§ TASK DESCRIPTION:
Start at the line holding "Emit a web page", stop at the line holding "const FONT = 'Lato, sans-serif';", and repeat those lines exactly, both ends included; skip the pictures.

BEGIN PROVIDED RECORDS

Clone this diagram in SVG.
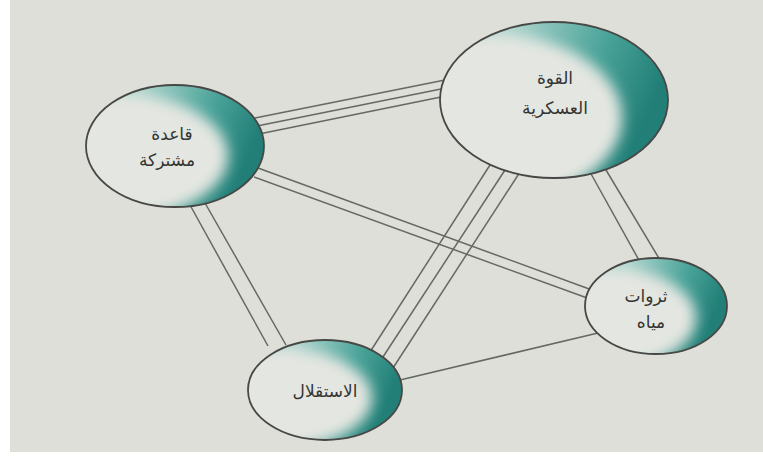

END PROVIDED RECORDS
BEGIN PROVIDED RECORDS

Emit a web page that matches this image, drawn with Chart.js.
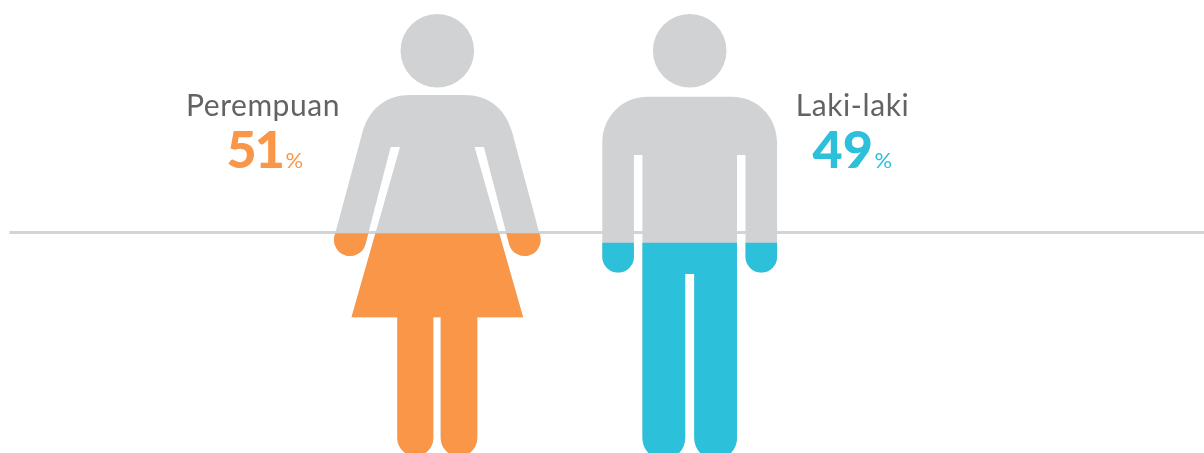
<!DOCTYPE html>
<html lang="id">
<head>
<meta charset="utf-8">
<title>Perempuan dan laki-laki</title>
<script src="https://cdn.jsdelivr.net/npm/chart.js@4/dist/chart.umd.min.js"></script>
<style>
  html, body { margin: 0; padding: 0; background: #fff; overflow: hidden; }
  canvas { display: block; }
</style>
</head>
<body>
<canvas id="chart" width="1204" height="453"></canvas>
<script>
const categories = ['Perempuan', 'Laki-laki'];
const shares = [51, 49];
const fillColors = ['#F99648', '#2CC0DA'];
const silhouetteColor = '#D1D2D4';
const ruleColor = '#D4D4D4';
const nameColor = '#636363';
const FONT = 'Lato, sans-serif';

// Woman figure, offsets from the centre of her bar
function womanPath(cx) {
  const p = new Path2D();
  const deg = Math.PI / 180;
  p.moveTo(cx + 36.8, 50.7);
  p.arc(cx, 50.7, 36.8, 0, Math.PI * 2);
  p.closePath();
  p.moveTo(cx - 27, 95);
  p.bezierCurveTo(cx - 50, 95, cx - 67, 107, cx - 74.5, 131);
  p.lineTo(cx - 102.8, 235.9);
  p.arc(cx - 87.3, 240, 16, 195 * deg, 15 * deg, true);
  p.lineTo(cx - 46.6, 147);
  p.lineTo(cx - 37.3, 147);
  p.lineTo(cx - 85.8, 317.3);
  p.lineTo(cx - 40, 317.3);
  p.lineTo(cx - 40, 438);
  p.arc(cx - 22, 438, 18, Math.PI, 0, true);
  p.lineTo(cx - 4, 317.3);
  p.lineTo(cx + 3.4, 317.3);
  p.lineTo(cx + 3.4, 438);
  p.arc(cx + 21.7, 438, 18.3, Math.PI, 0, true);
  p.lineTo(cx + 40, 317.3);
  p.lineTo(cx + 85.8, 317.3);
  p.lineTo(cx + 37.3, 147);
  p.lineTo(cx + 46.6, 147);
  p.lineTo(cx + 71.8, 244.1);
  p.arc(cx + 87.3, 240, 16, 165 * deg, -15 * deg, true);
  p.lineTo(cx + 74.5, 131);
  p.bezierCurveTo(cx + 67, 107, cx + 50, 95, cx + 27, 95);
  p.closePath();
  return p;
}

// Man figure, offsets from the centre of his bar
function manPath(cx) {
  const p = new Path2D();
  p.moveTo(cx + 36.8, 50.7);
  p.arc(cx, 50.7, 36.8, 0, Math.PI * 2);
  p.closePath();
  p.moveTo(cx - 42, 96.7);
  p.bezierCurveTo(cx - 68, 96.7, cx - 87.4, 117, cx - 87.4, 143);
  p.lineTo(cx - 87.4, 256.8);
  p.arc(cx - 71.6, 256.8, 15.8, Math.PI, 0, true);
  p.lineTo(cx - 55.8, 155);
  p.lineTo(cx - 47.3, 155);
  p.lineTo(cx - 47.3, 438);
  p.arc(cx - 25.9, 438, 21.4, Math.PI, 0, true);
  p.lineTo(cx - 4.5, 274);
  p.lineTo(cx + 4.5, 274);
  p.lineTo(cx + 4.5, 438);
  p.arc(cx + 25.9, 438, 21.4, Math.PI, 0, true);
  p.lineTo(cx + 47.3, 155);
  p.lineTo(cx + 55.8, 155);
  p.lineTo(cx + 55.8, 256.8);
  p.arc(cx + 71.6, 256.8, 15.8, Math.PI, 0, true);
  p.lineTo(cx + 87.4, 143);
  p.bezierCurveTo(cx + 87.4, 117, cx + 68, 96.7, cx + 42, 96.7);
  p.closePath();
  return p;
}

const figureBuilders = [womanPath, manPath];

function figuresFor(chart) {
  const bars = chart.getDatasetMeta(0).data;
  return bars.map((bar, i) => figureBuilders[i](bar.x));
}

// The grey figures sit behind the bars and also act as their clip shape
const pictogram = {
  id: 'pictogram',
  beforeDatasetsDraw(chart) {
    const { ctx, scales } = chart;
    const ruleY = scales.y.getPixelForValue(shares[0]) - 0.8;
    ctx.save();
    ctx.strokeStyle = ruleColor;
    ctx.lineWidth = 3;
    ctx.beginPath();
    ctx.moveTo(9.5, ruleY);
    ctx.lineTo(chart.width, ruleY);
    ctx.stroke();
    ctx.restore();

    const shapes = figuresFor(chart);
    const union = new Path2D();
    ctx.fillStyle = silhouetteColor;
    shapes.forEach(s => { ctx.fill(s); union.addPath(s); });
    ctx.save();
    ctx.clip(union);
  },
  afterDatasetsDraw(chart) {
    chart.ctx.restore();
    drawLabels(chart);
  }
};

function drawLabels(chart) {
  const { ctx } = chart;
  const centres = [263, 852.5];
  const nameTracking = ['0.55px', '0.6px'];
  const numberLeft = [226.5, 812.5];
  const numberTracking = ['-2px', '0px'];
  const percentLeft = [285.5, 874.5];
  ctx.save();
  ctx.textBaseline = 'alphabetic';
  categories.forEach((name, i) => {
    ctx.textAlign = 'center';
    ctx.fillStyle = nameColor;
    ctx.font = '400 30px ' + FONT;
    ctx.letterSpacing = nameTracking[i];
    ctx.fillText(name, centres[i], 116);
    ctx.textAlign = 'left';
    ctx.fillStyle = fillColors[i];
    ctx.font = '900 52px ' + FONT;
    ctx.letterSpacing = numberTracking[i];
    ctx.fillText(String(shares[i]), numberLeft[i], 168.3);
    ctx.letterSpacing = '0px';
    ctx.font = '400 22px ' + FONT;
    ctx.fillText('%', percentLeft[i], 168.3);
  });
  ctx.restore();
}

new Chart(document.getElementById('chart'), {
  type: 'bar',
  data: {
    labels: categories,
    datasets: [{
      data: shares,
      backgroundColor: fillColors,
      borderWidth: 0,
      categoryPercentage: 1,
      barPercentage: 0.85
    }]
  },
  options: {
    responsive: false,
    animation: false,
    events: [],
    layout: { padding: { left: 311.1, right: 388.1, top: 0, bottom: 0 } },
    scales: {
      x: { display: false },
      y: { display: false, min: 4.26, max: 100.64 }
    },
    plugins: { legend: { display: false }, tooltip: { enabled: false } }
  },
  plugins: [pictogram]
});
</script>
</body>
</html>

END PROVIDED RECORDS

§ ANSWER TO THE TASK:
Emit a web page that matches this image, drawn with Chart.js.
<!DOCTYPE html>
<html lang="id">
<head>
<meta charset="utf-8">
<title>Perempuan dan laki-laki</title>
<script src="https://cdn.jsdelivr.net/npm/chart.js@4/dist/chart.umd.min.js"></script>
<style>
  html, body { margin: 0; padding: 0; background: #fff; overflow: hidden; }
  canvas { display: block; }
</style>
</head>
<body>
<canvas id="chart" width="1204" height="453"></canvas>
<script>
const categories = ['Perempuan', 'Laki-laki'];
const shares = [51, 49];
const fillColors = ['#F99648', '#2CC0DA'];
const silhouetteColor = '#D1D2D4';
const ruleColor = '#D4D4D4';
const nameColor = '#636363';
const FONT = 'Lato, sans-serif';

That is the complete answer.